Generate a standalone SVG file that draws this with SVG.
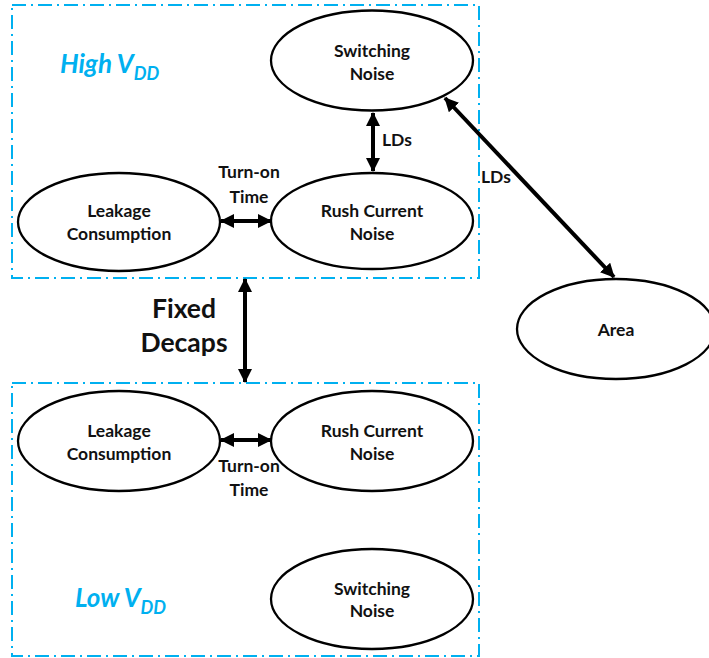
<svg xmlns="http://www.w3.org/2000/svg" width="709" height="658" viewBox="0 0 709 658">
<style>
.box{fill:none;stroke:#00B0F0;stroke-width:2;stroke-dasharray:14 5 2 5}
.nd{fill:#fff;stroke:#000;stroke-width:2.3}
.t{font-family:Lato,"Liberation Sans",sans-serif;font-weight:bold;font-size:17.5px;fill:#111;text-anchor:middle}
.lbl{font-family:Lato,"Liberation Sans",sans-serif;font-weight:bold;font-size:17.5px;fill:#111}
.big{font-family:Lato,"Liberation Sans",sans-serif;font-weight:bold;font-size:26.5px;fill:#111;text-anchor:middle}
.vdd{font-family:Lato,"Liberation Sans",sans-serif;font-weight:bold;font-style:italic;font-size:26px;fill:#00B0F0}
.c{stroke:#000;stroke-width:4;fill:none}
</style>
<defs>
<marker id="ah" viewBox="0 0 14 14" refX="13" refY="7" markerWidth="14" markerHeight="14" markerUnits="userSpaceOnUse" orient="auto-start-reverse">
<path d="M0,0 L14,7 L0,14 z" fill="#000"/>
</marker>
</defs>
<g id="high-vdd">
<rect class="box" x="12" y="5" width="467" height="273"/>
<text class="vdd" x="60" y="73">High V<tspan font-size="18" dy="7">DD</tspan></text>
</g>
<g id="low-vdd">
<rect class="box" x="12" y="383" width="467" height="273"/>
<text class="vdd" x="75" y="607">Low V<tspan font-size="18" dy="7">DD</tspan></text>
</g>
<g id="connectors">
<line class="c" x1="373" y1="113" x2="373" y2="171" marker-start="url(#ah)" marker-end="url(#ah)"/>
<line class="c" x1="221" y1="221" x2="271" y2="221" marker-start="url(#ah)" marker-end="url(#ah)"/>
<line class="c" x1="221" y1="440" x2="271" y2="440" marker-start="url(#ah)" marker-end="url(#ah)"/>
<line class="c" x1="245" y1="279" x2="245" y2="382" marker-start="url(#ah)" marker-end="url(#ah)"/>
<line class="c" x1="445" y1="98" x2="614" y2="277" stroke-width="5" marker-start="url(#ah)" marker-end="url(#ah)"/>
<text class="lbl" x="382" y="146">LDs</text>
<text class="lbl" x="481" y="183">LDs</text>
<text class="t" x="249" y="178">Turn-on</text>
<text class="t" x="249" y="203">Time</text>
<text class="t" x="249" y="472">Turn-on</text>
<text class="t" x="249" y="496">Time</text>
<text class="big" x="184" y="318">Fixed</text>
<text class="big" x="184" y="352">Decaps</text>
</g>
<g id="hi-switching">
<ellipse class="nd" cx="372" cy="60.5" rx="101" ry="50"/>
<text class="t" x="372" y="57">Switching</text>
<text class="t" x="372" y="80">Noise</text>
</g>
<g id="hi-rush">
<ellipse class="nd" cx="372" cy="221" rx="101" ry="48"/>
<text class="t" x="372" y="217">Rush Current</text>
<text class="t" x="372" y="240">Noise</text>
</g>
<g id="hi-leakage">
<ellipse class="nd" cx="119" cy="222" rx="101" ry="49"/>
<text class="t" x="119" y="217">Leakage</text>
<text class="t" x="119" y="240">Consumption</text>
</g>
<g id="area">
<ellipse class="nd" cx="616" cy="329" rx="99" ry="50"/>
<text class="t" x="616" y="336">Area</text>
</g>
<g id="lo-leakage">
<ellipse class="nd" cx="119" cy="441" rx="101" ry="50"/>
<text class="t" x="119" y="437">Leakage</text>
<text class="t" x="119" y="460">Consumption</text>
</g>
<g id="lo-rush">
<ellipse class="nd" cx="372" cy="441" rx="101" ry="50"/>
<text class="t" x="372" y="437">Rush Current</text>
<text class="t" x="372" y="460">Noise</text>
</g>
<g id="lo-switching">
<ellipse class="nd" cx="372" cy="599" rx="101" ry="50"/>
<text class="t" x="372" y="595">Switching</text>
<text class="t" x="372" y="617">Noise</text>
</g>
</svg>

════════════════════

Retype the whole listing, keeping every line identical and omitting all pictures.

Generate a standalone SVG file that draws this with SVG.
<svg xmlns="http://www.w3.org/2000/svg" width="709" height="658" viewBox="0 0 709 658">
<style>
.box{fill:none;stroke:#00B0F0;stroke-width:2;stroke-dasharray:14 5 2 5}
.nd{fill:#fff;stroke:#000;stroke-width:2.3}
.t{font-family:Lato,"Liberation Sans",sans-serif;font-weight:bold;font-size:17.5px;fill:#111;text-anchor:middle}
.lbl{font-family:Lato,"Liberation Sans",sans-serif;font-weight:bold;font-size:17.5px;fill:#111}
.big{font-family:Lato,"Liberation Sans",sans-serif;font-weight:bold;font-size:26.5px;fill:#111;text-anchor:middle}
.vdd{font-family:Lato,"Liberation Sans",sans-serif;font-weight:bold;font-style:italic;font-size:26px;fill:#00B0F0}
.c{stroke:#000;stroke-width:4;fill:none}
</style>
<defs>
<marker id="ah" viewBox="0 0 14 14" refX="13" refY="7" markerWidth="14" markerHeight="14" markerUnits="userSpaceOnUse" orient="auto-start-reverse">
<path d="M0,0 L14,7 L0,14 z" fill="#000"/>
</marker>
</defs>
<g id="high-vdd">
<rect class="box" x="12" y="5" width="467" height="273"/>
<text class="vdd" x="60" y="73">High V<tspan font-size="18" dy="7">DD</tspan></text>
</g>
<g id="low-vdd">
<rect class="box" x="12" y="383" width="467" height="273"/>
<text class="vdd" x="75" y="607">Low V<tspan font-size="18" dy="7">DD</tspan></text>
</g>
<g id="connectors">
<line class="c" x1="373" y1="113" x2="373" y2="171" marker-start="url(#ah)" marker-end="url(#ah)"/>
<line class="c" x1="221" y1="221" x2="271" y2="221" marker-start="url(#ah)" marker-end="url(#ah)"/>
<line class="c" x1="221" y1="440" x2="271" y2="440" marker-start="url(#ah)" marker-end="url(#ah)"/>
<line class="c" x1="245" y1="279" x2="245" y2="382" marker-start="url(#ah)" marker-end="url(#ah)"/>
<line class="c" x1="445" y1="98" x2="614" y2="277" stroke-width="5" marker-start="url(#ah)" marker-end="url(#ah)"/>
<text class="lbl" x="382" y="146">LDs</text>
<text class="lbl" x="481" y="183">LDs</text>
<text class="t" x="249" y="178">Turn-on</text>
<text class="t" x="249" y="203">Time</text>
<text class="t" x="249" y="472">Turn-on</text>
<text class="t" x="249" y="496">Time</text>
<text class="big" x="184" y="318">Fixed</text>
<text class="big" x="184" y="352">Decaps</text>
</g>
<g id="hi-switching">
<ellipse class="nd" cx="372" cy="60.5" rx="101" ry="50"/>
<text class="t" x="372" y="57">Switching</text>
<text class="t" x="372" y="80">Noise</text>
</g>
<g id="hi-rush">
<ellipse class="nd" cx="372" cy="221" rx="101" ry="48"/>
<text class="t" x="372" y="217">Rush Current</text>
<text class="t" x="372" y="240">Noise</text>
</g>
<g id="hi-leakage">
<ellipse class="nd" cx="119" cy="222" rx="101" ry="49"/>
<text class="t" x="119" y="217">Leakage</text>
<text class="t" x="119" y="240">Consumption</text>
</g>
<g id="area">
<ellipse class="nd" cx="616" cy="329" rx="99" ry="50"/>
<text class="t" x="616" y="336">Area</text>
</g>
<g id="lo-leakage">
<ellipse class="nd" cx="119" cy="441" rx="101" ry="50"/>
<text class="t" x="119" y="437">Leakage</text>
<text class="t" x="119" y="460">Consumption</text>
</g>
<g id="lo-rush">
<ellipse class="nd" cx="372" cy="441" rx="101" ry="50"/>
<text class="t" x="372" y="437">Rush Current</text>
<text class="t" x="372" y="460">Noise</text>
</g>
<g id="lo-switching">
<ellipse class="nd" cx="372" cy="599" rx="101" ry="50"/>
<text class="t" x="372" y="595">Switching</text>
<text class="t" x="372" y="617">Noise</text>
</g>
</svg>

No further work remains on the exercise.